=== Exercise goal ===
Set down every entry again word for word, please, but skip the pictures.

[Entries with chart source code]
## START

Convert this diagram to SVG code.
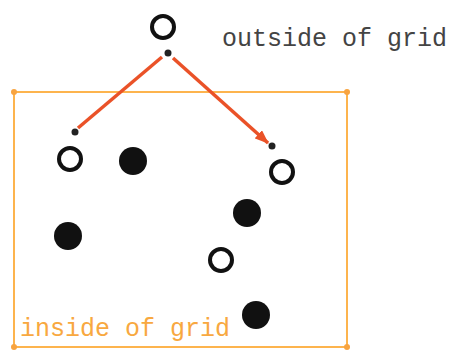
<svg xmlns="http://www.w3.org/2000/svg" width="450" height="350" viewBox="0 0 450 350">
<style>
.hollow{fill:#fff;stroke:#111;stroke-width:4}
.filled{fill:#111}
.dot{fill:#222}
.grid{fill:none;stroke:#fdb44e;stroke-width:2}
.corner{fill:#f8a440}
.edge{stroke:#ea5228;stroke-width:3.5;fill:none}
.lbl{font-family:"Liberation Mono","Courier New",monospace;font-size:25px}
</style>
<defs>
<marker id="arr" markerWidth="14" markerHeight="11" refX="13" refY="5.5" orient="auto" markerUnits="userSpaceOnUse" viewBox="0 0 14 11">
<path d="M0,0 L14,5.5 L0,11 z" fill="#ea5228"/>
</marker>
</defs>
<g id="grid">
<rect class="grid" x="14" y="92" width="333" height="255"/>
<circle class="corner" cx="14" cy="92" r="3"/>
<circle class="corner" cx="347" cy="92" r="3"/>
<circle class="corner" cx="14" cy="347" r="3"/>
<circle class="corner" cx="347" cy="347" r="3"/>
<text class="lbl" x="20" y="336" fill="#f8a840">inside of grid</text>
</g>
<g id="connectors">
<line class="edge" x1="162" y1="57" x2="78" y2="128"/>
<line class="edge" x1="173" y1="58" x2="268" y2="143" marker-end="url(#arr)"/>
</g>
<g id="outside">
<circle class="hollow" cx="163" cy="27" r="11"/>
<circle class="dot" cx="168" cy="53" r="3.5"/>
<text class="lbl" x="222" y="46" fill="#444">outside of grid</text>
</g>
<g id="p1"><circle class="dot" cx="75" cy="132" r="3.5"/><circle class="hollow" cx="70" cy="159" r="11"/></g>
<g id="p2"><circle class="filled" cx="133" cy="161" r="14"/></g>
<g id="p3"><circle class="dot" cx="272" cy="146" r="3.5"/><circle class="hollow" cx="282" cy="172" r="11"/></g>
<g id="p4"><circle class="filled" cx="247" cy="213" r="14"/></g>
<g id="p5"><circle class="filled" cx="68" cy="236" r="14"/></g>
<g id="p6"><circle class="hollow" cx="221" cy="260" r="11"/></g>
<g id="p7"><circle class="filled" cx="256" cy="315" r="14"/></g>
</svg>
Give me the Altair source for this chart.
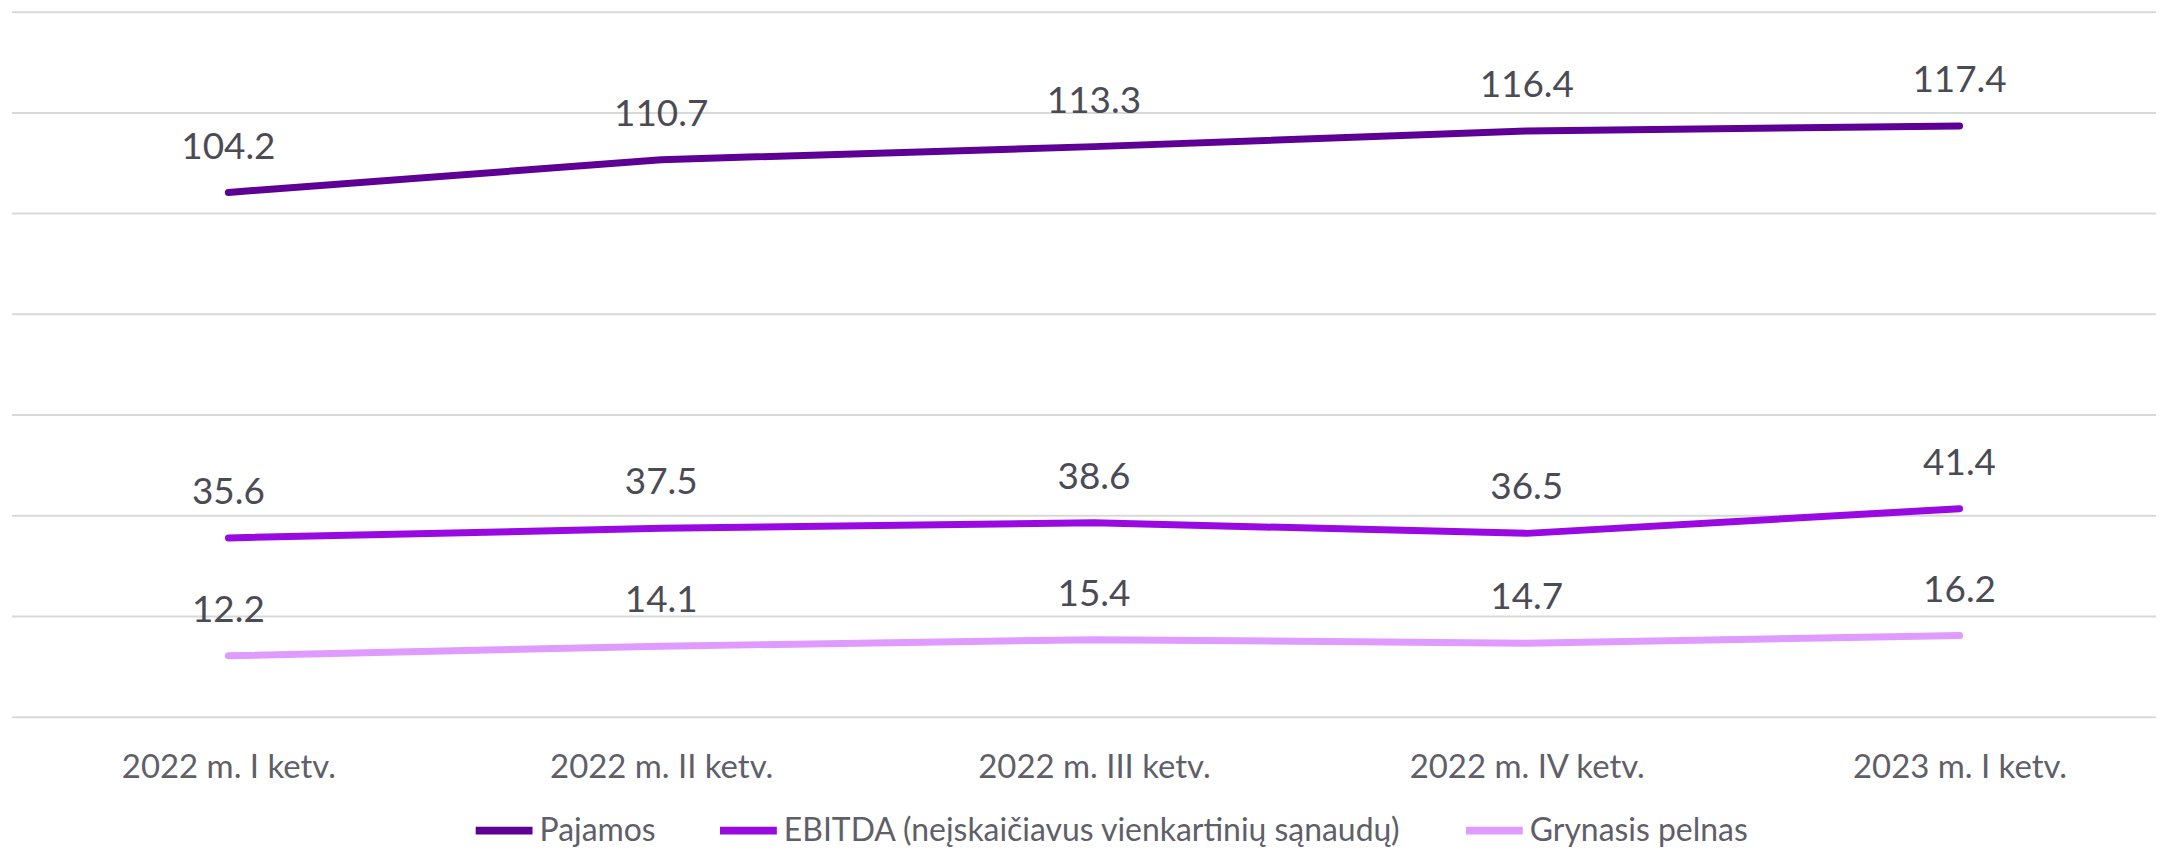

## END

=== Completed exercise ===
Convert this diagram to SVG code.
<svg xmlns="http://www.w3.org/2000/svg" width="450" height="350" viewBox="0 0 450 350">
<style>
.hollow{fill:#fff;stroke:#111;stroke-width:4}
.filled{fill:#111}
.dot{fill:#222}
.grid{fill:none;stroke:#fdb44e;stroke-width:2}
.corner{fill:#f8a440}
.edge{stroke:#ea5228;stroke-width:3.5;fill:none}
.lbl{font-family:"Liberation Mono","Courier New",monospace;font-size:25px}
</style>
<defs>
<marker id="arr" markerWidth="14" markerHeight="11" refX="13" refY="5.5" orient="auto" markerUnits="userSpaceOnUse" viewBox="0 0 14 11">
<path d="M0,0 L14,5.5 L0,11 z" fill="#ea5228"/>
</marker>
</defs>
<g id="grid">
<rect class="grid" x="14" y="92" width="333" height="255"/>
<circle class="corner" cx="14" cy="92" r="3"/>
<circle class="corner" cx="347" cy="92" r="3"/>
<circle class="corner" cx="14" cy="347" r="3"/>
<circle class="corner" cx="347" cy="347" r="3"/>
<text class="lbl" x="20" y="336" fill="#f8a840">inside of grid</text>
</g>
<g id="connectors">
<line class="edge" x1="162" y1="57" x2="78" y2="128"/>
<line class="edge" x1="173" y1="58" x2="268" y2="143" marker-end="url(#arr)"/>
</g>
<g id="outside">
<circle class="hollow" cx="163" cy="27" r="11"/>
<circle class="dot" cx="168" cy="53" r="3.5"/>
<text class="lbl" x="222" y="46" fill="#444">outside of grid</text>
</g>
<g id="p1"><circle class="dot" cx="75" cy="132" r="3.5"/><circle class="hollow" cx="70" cy="159" r="11"/></g>
<g id="p2"><circle class="filled" cx="133" cy="161" r="14"/></g>
<g id="p3"><circle class="dot" cx="272" cy="146" r="3.5"/><circle class="hollow" cx="282" cy="172" r="11"/></g>
<g id="p4"><circle class="filled" cx="247" cy="213" r="14"/></g>
<g id="p5"><circle class="filled" cx="68" cy="236" r="14"/></g>
<g id="p6"><circle class="hollow" cx="221" cy="260" r="11"/></g>
<g id="p7"><circle class="filled" cx="256" cy="315" r="14"/></g>
</svg>
Give me the Altair source for this chart.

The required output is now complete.